|
photo: Elizabeth Flenniken |
Kathleen Flenniken won the Washington State Book Award for her poetry collection Plume. Her first book, Famous, won the Prairie Schooner Book Prize in Poetry and was named a Notable Book by the American Library Association. Flenniken's other awards include a Pushcart Prize and fellowships from the National Endowment for the Arts and Artist Trust. She served as Washington State Poet Laureate from 2012 to 2014. Her third collection, Post Romantic, is available now from the University of Washington Press.
On your nightstand now:
Bury My Heart at Chuck E. Cheese's by Tiffany Midge (University of Nebraska Press). I've been a fan of Tiffany's poems, now here are her witty and thoughtful essays on American culture and a Native American life. It was a finalist for the 2020 Washington State Book Award.
Favorite book when you were a child:
The Blue Fairy Book and The Yellow Fairy Book, edited by Andrew Lang. I learned some unfortunate tropes about love that will take a couple of lifetimes to undo.
Your top five authors:
This is impossible.
Jane Austen
Elizabeth Bishop
Richard Ford
Denis Johnson
George Saunders
I was only able to deal with this question by pretty much leaving out poets. I absolutely could not choose my top five poets.
Book you've faked reading:
It's not that I actively lied about reading books, but before I started writing (in my 30s) and reading became my master class, I used to be quite gifted at picking up on reviews and what other people said about books I hadn't read and then adding in my own two cents (oh I had opinions). But Dante's Inferno.
Book you're an evangelist for:
The Selected Letters of Marianne Moore. I learned I love reading letters. Moore is authentically odd for her time (she refers to herself as "rat" and third-person "he") and brilliant, and her letters serve as a guide to the poets of the early and mid-20th century.
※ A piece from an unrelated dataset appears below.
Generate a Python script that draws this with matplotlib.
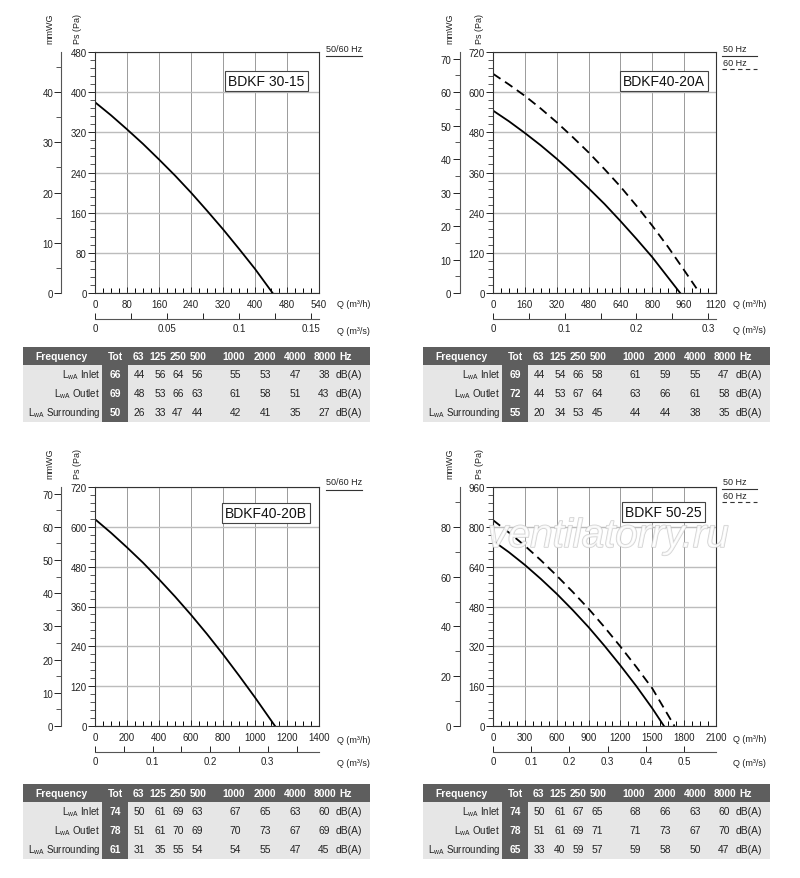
import numpy as np
import matplotlib.pyplot as plt
import matplotlib.patheffects as pe
from matplotlib.patches import Rectangle
from matplotlib.ticker import MultipleLocator, FuncFormatter

plt.rcParams['font.family'] = ['Liberation Sans', 'DejaVu Sans']

W, H = 800, 879

models = ['BDKF 30-15', 'BDKF40-20A', 'BDKF40-20B', 'BDKF 50-25']

# fan curves, Q in m3/h, Ps in Pa
q_3015 = [0, 40, 80, 120, 160, 200, 240, 280, 320, 360, 400, 444]
ps_3015 = [380, 354, 326, 297, 266, 234, 200, 164, 127, 88, 48, 0]

q_4020a_50 = [0, 80, 160, 240, 320, 400, 480, 560, 640, 720, 800, 940]
ps_4020a_50 = [545, 513, 478, 441, 401, 358, 313, 266, 215, 162, 107, 0]
q_4020a_60 = [0, 80, 160, 240, 320, 400, 480, 560, 640, 720, 800, 880, 960, 1038]
ps_4020a_60 = [655, 623, 589, 551, 510, 466, 420, 370, 318, 261, 201, 137, 68, 0]

q_4020b = [0, 100, 200, 300, 400, 500, 600, 700, 800, 900, 1000, 1125]
ps_4020b = [623, 582, 538, 492, 442, 390, 335, 277, 216, 152, 86, 0]

q_5025_50 = [0, 150, 300, 450, 600, 750, 900, 1050, 1200, 1350, 1500, 1610]
ps_5025_50 = [744, 698, 647, 591, 531, 466, 397, 322, 243, 160, 71, 0]
q_5025_60 = [0, 150, 300, 450, 600, 750, 900, 1050, 1200, 1350, 1500, 1709]
ps_5025_60 = [827, 777, 724, 666, 604, 539, 471, 397, 319, 237, 151, 0]

# x tick labels as printed (the first chart prints 540 at its last grid line)
xlabels_3015 = ['0', '80', '160', '240', '320', '400', '480', '540']

# sound power tables
bands = ['63', '125', '250', '500', '1000', '2000', '4000', '8000']
row_names = ['Inlet', 'Outlet', 'Surrounding']
tot_3015 = [66, 69, 50]
lw_3015 = [[44, 56, 64, 56, 55, 53, 47, 38],
           [48, 53, 66, 63, 61, 58, 51, 43],
           [26, 33, 47, 44, 42, 41, 35, 27]]
tot_4020a = [69, 72, 55]
lw_4020a = [[44, 54, 66, 58, 61, 59, 55, 47],
            [44, 53, 67, 64, 63, 66, 61, 58],
            [20, 34, 53, 45, 44, 44, 38, 35]]
tot_4020b = [74, 78, 61]
lw_4020b = [[50, 61, 69, 63, 67, 65, 63, 60],
            [51, 61, 70, 69, 70, 73, 67, 69],
            [31, 35, 55, 54, 54, 55, 47, 45]]
tot_5025 = [74, 78, 65]
lw_5025 = [[50, 61, 67, 65, 68, 66, 63, 60],
           [51, 61, 69, 71, 71, 73, 67, 70],
           [33, 40, 59, 57, 59, 58, 50, 47]]

fig = plt.figure(figsize=(W / 100, H / 100), dpi=100)
ov = fig.add_axes([0, 0, 1, 1], zorder=-1)
ov.set_xlim(0, W)
ov.set_ylim(H, 0)
ov.axis('off')

TXT = '#222222'
FS = 7


def fmt_g(v, p):
    return '%g' % round(v, 4)


def panel(x0, y0, x1, y1, curves, xmax, xstep, xminor, ymax, ystep, yminor,
          mmstep, mmminor, sstep, sminor, name, name_y, xlabels=None):
    ax = fig.add_axes([x0 / W, 1 - y1 / H, (x1 - x0) / W, (y1 - y0) / H])
    ax.set_xlim(0, xmax)
    ax.set_ylim(0, ymax)
    ax.xaxis.set_major_locator(MultipleLocator(xstep))
    ax.xaxis.set_minor_locator(MultipleLocator(xminor))
    if xlabels is not None:
        ax.set_xticks(np.arange(len(xlabels)) * xstep, xlabels)
    ax.yaxis.set_major_locator(MultipleLocator(ystep))
    ax.yaxis.set_minor_locator(MultipleLocator(yminor))
    ax.grid(axis='x', which='major', color='#9a9a9a', lw=0.7)
    ax.grid(axis='y', which='major', color='#bcbcbc', lw=1.0)
    ax.tick_params(axis='x', which='major', direction='in', length=4, width=0.7,
                   labelsize=FS, pad=4, colors=TXT)
    ax.tick_params(axis='x', which='minor', direction='in', length=3.5, width=0.7)
    ax.tick_params(axis='y', which='major', direction='out', length=5, width=0.7,
                   labelsize=FS, pad=1, colors=TXT)
    ax.tick_params(axis='y', which='minor', direction='out', length=3.5, width=0.7,
                   color='#555555')
    for s in ax.spines.values():
        s.set_color('#333333')
        s.set_linewidth(0.8)

    for q, ps, ls in curves:
        ax.plot(q, ps, color='black', lw=1.3, ls=ls, solid_joinstyle='round')

    ax.text(0.765, name_y, name, transform=ax.transAxes, ha='center', va='center',
            fontsize=10, color='#111111',
            bbox=dict(boxstyle='square,pad=0.22', fc='white', ec='#444444', lw=0.8))

    # mmWG axis
    mm = ax.secondary_yaxis(-0.15, functions=(lambda p: p / 10, lambda m: m * 10))
    mm.yaxis.set_major_locator(MultipleLocator(mmstep))
    mm.yaxis.set_minor_locator(MultipleLocator(mmminor))
    mm.tick_params(which='major', direction='out', length=5, width=0.7,
                   labelsize=FS, pad=1, colors=TXT)
    mm.tick_params(which='minor', direction='out', length=3.5, width=0.7, color='#555555')
    mm.spines['left'].set_color('#555555')
    mm.spines['left'].set_linewidth(0.8)

    # m3/s axis
    off = (26 / (y1 - y0))
    sx = ax.secondary_xaxis(-off, functions=(lambda q: q / 3600, lambda s: s * 3600))
    sx.xaxis.set_major_locator(MultipleLocator(sstep))
    if sminor:
        sx.xaxis.set_minor_locator(MultipleLocator(sminor))
    sx.xaxis.set_major_formatter(FuncFormatter(fmt_g))
    sx.tick_params(which='both', direction='in', length=4, width=0.7,
                   labelsize=FS, pad=3, colors=TXT)
    sx.spines['bottom'].set_color('#555555')
    sx.spines['bottom'].set_linewidth(0.8)
    return ax


solid = '-'
dash = (0, (5, 3))

panel(95, 53, 319, 294, [(q_3015, ps_3015, solid)],
      560, 80, 20, 480, 80, 16, 10, 5, 0.05, 0.025, models[0], 0.878, xlabels_3015)
panel(493, 53, 716, 294, [(q_4020a_50, ps_4020a_50, solid), (q_4020a_60, ps_4020a_60, dash)],
      1120, 160, 40, 720, 120, 24, 10, 5, 0.1, 0.05, models[1], 0.88)
panel(95, 488, 319, 727, [(q_4020b, ps_4020b, solid)],
      1400, 200, 50, 720, 120, 24, 10, 5, 0.1, 0.05, models[2], 0.893)
panel(493, 488, 716, 727, [(q_5025_50, ps_5025_50, solid), (q_5025_60, ps_5025_60, dash)],
      2100, 300, 75, 960, 160, 32, 20, 10, 0.1, None, models[3], 0.895)

# axis titles
for xm, xp, ty in [(50, 78, 29), (450, 479, 29), (50, 78, 464), (450, 479, 464)]:
    ov.text(xm, ty, 'mmWG', rotation=90, ha='center', va='center', fontsize=6.5, color=TXT)
    ov.text(xp, ty, 'Ps (Pa)', rotation=90, ha='center', va='center', fontsize=6.5, color=TXT)
for xq, yh, ys in [(337, 305, 332), (733, 305, 331), (337, 741, 764), (733, 740, 764)]:
    ov.text(xq, yh, 'Q (m³/h)', ha='left', va='center', fontsize=6.5, color=TXT)
    ov.text(xq, ys, 'Q (m³/s)', ha='left', va='center', fontsize=6.5, color=TXT)

# frequency legends
for ty in [49, 483]:
    ov.text(326, ty, '50/60 Hz', ha='left', va='center', fontsize=6.5, color=TXT)
    ov.plot([326, 362], [ty + 8, ty + 8], color='#333333', lw=0.8)
for ty in [50, 483]:
    ov.text(723, ty, '50 Hz', ha='left', va='center', fontsize=6.5, color=TXT)
    ov.plot([722, 757], [ty + 6.5, ty + 6.5], color='#333333', lw=0.8)
    ov.text(723, ty + 13.5, '60 Hz', ha='left', va='center', fontsize=6.5, color=TXT)
    ov.plot([722, 757], [ty + 20, ty + 20], color='#333333', lw=0.8, ls=(0, (4, 3)))

# tables
DARK = '#5e5e5e'
LIGHT = '#e6e6e6'
TFS = 7.4
head_x = [115, 135, 155, 175, 211, 242, 272, 302]
val_x = [116, 137, 155, 174, 212, 242, 272, 301]


def table(x0, yt, tot, vals):
    ov.add_patch(Rectangle((x0, yt), 347, 18, fc=DARK, ec='none'))
    ov.add_patch(Rectangle((x0, yt + 18), 347, 57, fc=LIGHT, ec='none'))
    ov.add_patch(Rectangle((x0 + 79, yt + 18), 26, 57, fc=DARK, ec='none'))
    hy = yt + 9
    ov.text(x0 + 39, hy, 'Frequency', ha='center', va='center', fontsize=TFS,
            color='white', weight='bold')
    ov.text(x0 + 92, hy, 'Tot', ha='center', va='center', fontsize=TFS,
            color='white', weight='bold')
    for hx, b in zip(head_x, bands):
        ov.text(x0 + hx, hy, b, ha='center', va='center', fontsize=TFS,
                color='white', weight='bold')
    ov.text(x0 + 316, hy, 'Hz', ha='left', va='center', fontsize=TFS,
            color='white', weight='bold')
    for i, rn in enumerate(row_names):
        ry = yt + 27.5 + i * 19
        ov.text(x0 + 77, ry, r'L$_{\mathregular{wA}}$ ' + rn, ha='right', va='center',
                fontsize=7, color=TXT)
        ov.text(x0 + 92, ry, str(tot[i]), ha='center', va='center', fontsize=TFS,
                color='white', weight='bold')
        for vx, v in zip(val_x, vals[i]):
            ov.text(x0 + vx, ry, str(v), ha='center', va='center', fontsize=TFS, color=TXT)
        ov.text(x0 + 313, ry, 'dB(A)', ha='left', va='center', fontsize=TFS, color=TXT)


table(23, 348, tot_3015, lw_3015)
table(423, 348, tot_4020a, lw_4020a)
table(23, 785, tot_4020b, lw_4020b)
table(423, 785, tot_5025, lw_5025)

# watermark
fig.text(608 / W, 1 - 537 / H, 'ventilatorry.ru', ha='center', va='center',
         fontsize=29, style='italic', color='white', alpha=0.75,
         path_effects=[pe.withStroke(linewidth=1.1, foreground='#c4c4c4')])

fig.savefig('out.png', dpi=100)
Book you've bought for the cover:
Can I please substitute a record album? Because I have an immediate won't-ever-forget-it answer: Tom Waits, Rain Dogs. I didn't know what Tom Waits sounded like when I bought it. That was a surprise.
Book you hid from your parents:
The Happy Hooker.
Book that changed your life:
Or if not changed, deepened? Duino Elegies by Rainer Maria Rilke. It's hard to change in one's 50s, hard to be changed by a book, so the mark Duino Elegies left on me is all the more remarkable. It became my lodestar for probably a year. I read Gary Miranda's translation first (from wonderful Tavern Books). It's a brilliant companion to translations by Stephen Mitchell and Edward Snow. Many of the poems in Post Romantic were written in conversation with Duino Elegies, sometimes explicitly.
Favorite line from a book:
Currently it's a line from Duino Elegies that serves as the epigraph for Post Romantic:
"Isn't it time/ that our loving freed us from the one we love?" The layers in it!
Five books you'll never part with:
My dad's Collegiate Webster's Dictionary, 5th edition, with a "Vocabulary of Rhymes" and "Pronouncing Gazetteer." It was my steady homework companion when I was growing up and helped spark my interest in words.
My dad's copy of The Bog People by P.V. Glob, with glossy photos of thousands-year-old dead people, still with hair and skin, forehead wrinkles and fingernails. It was an object of fascination and the punchline of many family jokes and games.
Folklore and Fable: Aesop, Grimm, and Andersen, which is No. 17 from "The Five-Foot Shelf of Harvard Classics." It got me through many hours of adolescent boredom and ingratitude at my uncle's ranch.
The cookbook that my mother and dad compiled of their favorite recipes, and the memories that go with them, one copy for each of their children. Mother hoped it would get splattered and stained with years of cooking and family life, and it has.
The Book, a gorgeous letterpress handbound anthology created by the late Julius Friedman and edited by Dianne Aprile. It's a work of art.
Obviously, these are all dear to me as physical objects, not just writings. They're portals to my past. I can buy replacements for most favorite books.
Book you most want to read again for the first time:
Flying Blind by Sharon Bryan (Sarabande). I still remember finding this beautiful book of poems in a used bookstore, and discovering its smart, heady, soulful voice and mysterious avoidance of the "I." As proof of the book's impact, I later wrote to Sharon, a stranger, and asked her to be my poetry mentor, and she agreed. Now she's my dear friend.
Book for this time and this world:
Some of our problems are new, but some, sadly, don't change. The books I go to for answers are changing. I'm learning from and moved by Audre Lorde's Collected Poems, and grateful for her fire and wisdom across the years.